3000psiの高圧のハイドロオイル(作動油)が複雑な配管を通って重たい車輪を上げるググーというような音が聞こえる。
上がりきったら、車輪が降りている時に点灯している3つのグリーンライトが消えるので
「Up No Light」
とコーパイはコールした。
最も神経が張り詰めるPhase(過程)をこなしたがやれやれと感じる余裕など無い。
飛行機はグングンと高度を上げていく。
直ぐに400フィートになるので
「L NAV](エルナブ)
(Lateral navigation):水平方向の航法指示)
と私はコールして"L NAV"のスイッチを入れるようにオーダーした。
Mode Annunciator(モード表示)が”L NAV"モードになったことを確認してオーム返しに
「L NAV」とコールする。
"L NAV"が機能すると、後はフライトディレクター(航法指示器)の指示に従って操縦すれば、事前に設定したルート(出発経路・航空路及び侵入経路)を正確に飛行することができる。
「Contact Departure」 (出発管制所にコンタクトせよ)
コーパイは
「Okinawa Departure ***601 Airborne NAHA」 (那覇空港を離陸した)
Departure Controlから
「***601 Turn Left 210 Cancel 1000 restriction Climb Maintain 6000 due to Traffic」 (機首方位を210°に向けて一旦6000フィートまで上昇せよ、他の飛行機がいる)
那覇空港は嘉手納飛行場との関係で出発方式では離陸したら1000フィートで抑えられる。
今日は7000フィートに他の飛行機が飛んでいるだけのようで1000フィートの制限はキャンセルされて6000フィートで抑えられた。
すでに”ALT Capture”して1000フィートレベルオフしているので、
「
CMD A」 (Command A:コマンドA オートパイロットを入れる)
HDG SELノブを210°に回して、1000フィートにセットされているALT SELを6000フィートにセットした。
(オートパイロットが入っているとキャプテンがセットするが、オートパイロットが入ってない場合はコーパイがセットする)
「LVL CHG」 (Flight Level change)
「
V NAV」 (Vertical Navigation:垂直方向の航法指示)
を入れ、フッと一呼吸して一息ついた。
この先は自分の意志をオートパイロットという第3のパイロットにオーダーすることになる。
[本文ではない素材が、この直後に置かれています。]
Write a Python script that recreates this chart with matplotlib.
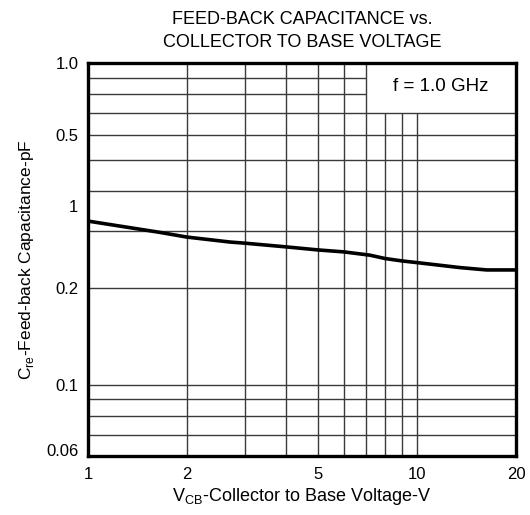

うまく使ってあげるととてもいい働きをするパイロットの強い味方である。
天気が良い日は「
Left Side Clear」とコールしてヘディングをセットするが、今日は雲高が低くすでに雲の中に入っていたのでコールする必要はない、
徐々に加速してスピードが210ktを超えると
「
FLAP 1」 (高揚力装置であるフラップを”1”のディテントにせよ)
230ktを超えると
「
FLAP UP 0」 (フラップを上げて0ディテントにせよ)
ギアもフラップも上がりクリーンな状態になった。
正に、”水を得た魚のごとく”飛行機本来の状態に戻り、性能をフルに発揮できグングンと上昇していく。
空気を得た飛行機と言おうか、空を得た飛行機とでも形容できる。
飛行機が飛行機らしく最も安定した状態だ。
この辺りのジェット推力の凄さを実感したのは、プロップ機であるYS11から移行した時だった。
(上昇率がYS11は500フィート~1000フィートなのに対して、ジェットは3000フィート~4000フィート)
その圧倒的なパワーを実感できるのは非力なYSを経験したからに他ならない。
しかし、YSはYSなりにしっかりと作られた純国産機であり、今思えば非力さが可愛く思える今日この頃だ。
整備の話によると、沖縄は塩害が多いがYSの機体は塩害にもびくともしない頑丈な作りだと話していた。
1500フィートを超えているので離陸フェーズは終わったことになる。